We Face Forward at Whitworth Arts Gallery

Pascale Marthine TayouWe Face Forward is an artistic movement that has delivered the beating heart of West Africa to various venues across Manchester.

Touching upon cultural influence, trade and commerce, social and environmental destruction and identity the exhibition has now landed at Whitworth Arts Gallery and has coloured the walls with all the diversity and sensationalism of West Africa.

mailout reporter Kajol Lally takes a trip to the Whitworth Arts Gallery to share her thoughts on the Cultural Olympiad inspired exhibition.

How do people react to artwork from different cultures? As someone who’s not experienced as much culture as I would have liked to, I’d still like to think that this country is really diverse when it comes to celebrating many people’s racial identities. For many years this country has been the core of immigration and has collected many different cultural heritages which have moulded today’s society.

I visited the Whitworth Art Gallery after hearing about an art installation by Pascale Tayou, a renowned artist currently residing in Cameroon who specialises in site specific installations. His work consisted of an impressive reflection of the natural African surroundings embellished with bits and pieces of commodities hung up on large wooden columns. The surroundings you were in felt like you were enclosed where you couldn’t escape confrontation – but it was grand and beautiful. However, I felt it lacked concept and wasn’t as thought-provoking as some of the work I was to encounter later on.

I also discovered the work of poet Nii Obodai. Not only was the photography captivating but the poetry was intensely poignant to; riddled with spiritual and philosophical questioning about the world. It was Obodai’s intention to reflect the emotion of the nation throughout their struggle under British control during the 1950s.

I then immediately fell in love with Toguo’s work at the “Redemption” exhibition; I was specifically humbled by a piece entitled “Purification”. It was huge landscape painting that made references in bleeding red watercolours to basic human rights that he made clear was something that was exploited in West Africa. This beautiful but sorrowful interpretation of the vulnerability of the civilians caught up in political affairs and conflicts in oppressed parts of Africa was so powerfully put forward and displayed, I have to say this, to me was the best painting in the entire gallery.

However, I kept questioning how these artists felt having their work up at a swanky art gallery.
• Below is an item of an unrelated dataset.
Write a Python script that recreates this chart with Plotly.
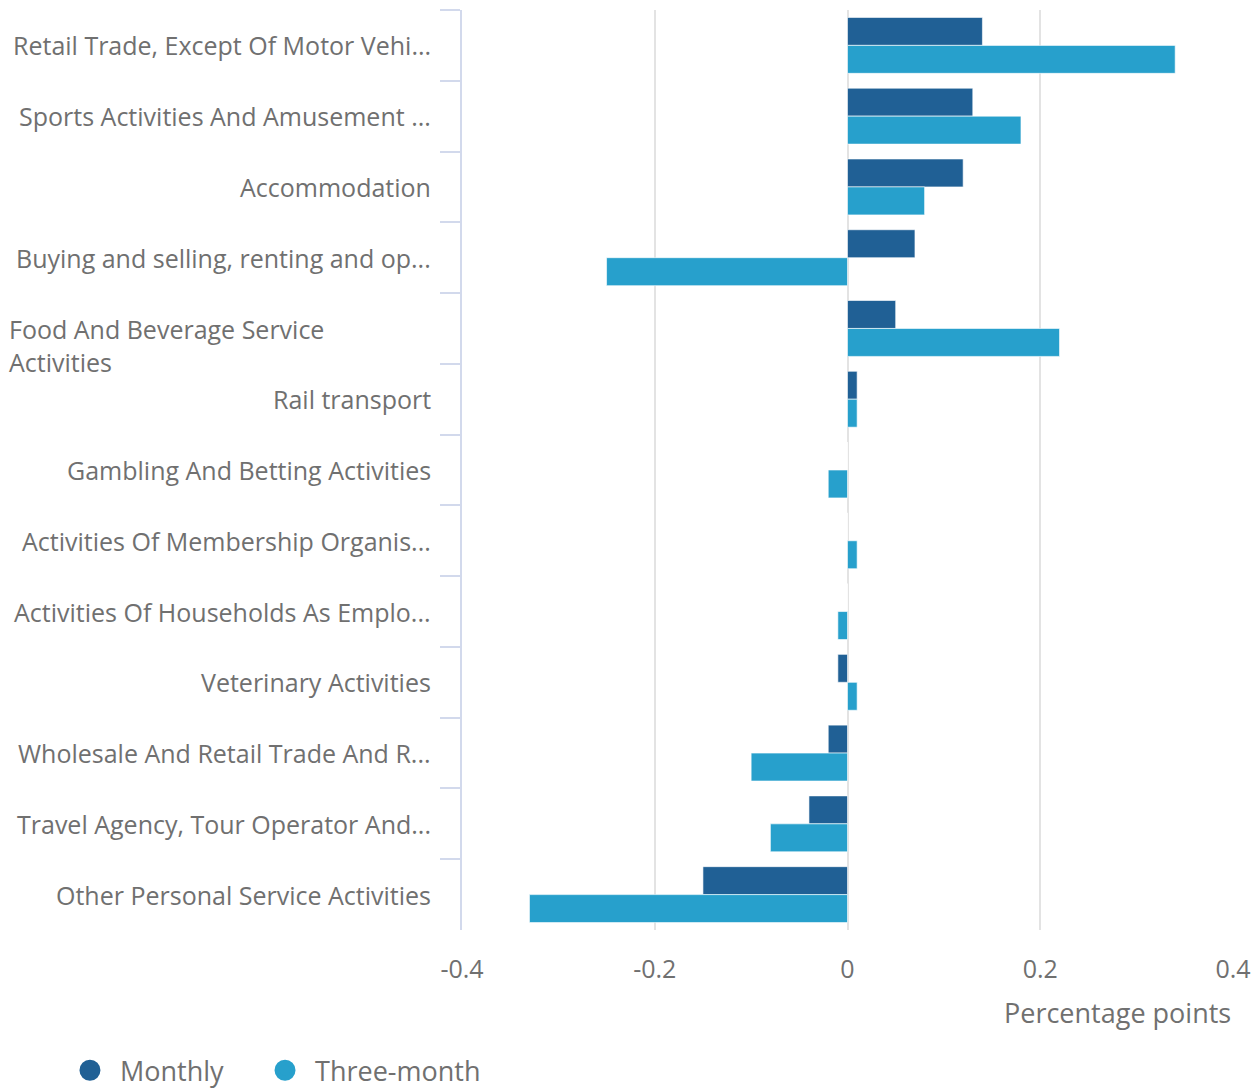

The pain and suffering they had demonstrated in their work may have been for raising awareness but I wondered how such a real and current issue can be documented, commissioned and be called art? It is thought-provoking – that’s what good art is – but at a time where the Olympics – the celebration of the reunion of the world – is above politics, this exhibition has not been afraid to disclose the unhappiness and distraught that is felt in other parts of the world.

Is that the beauty of the Cultural Olympiad? Bringing the sport – the crème de la crème of the nation’s pride and triumph – with the art; the voice and expression of the people.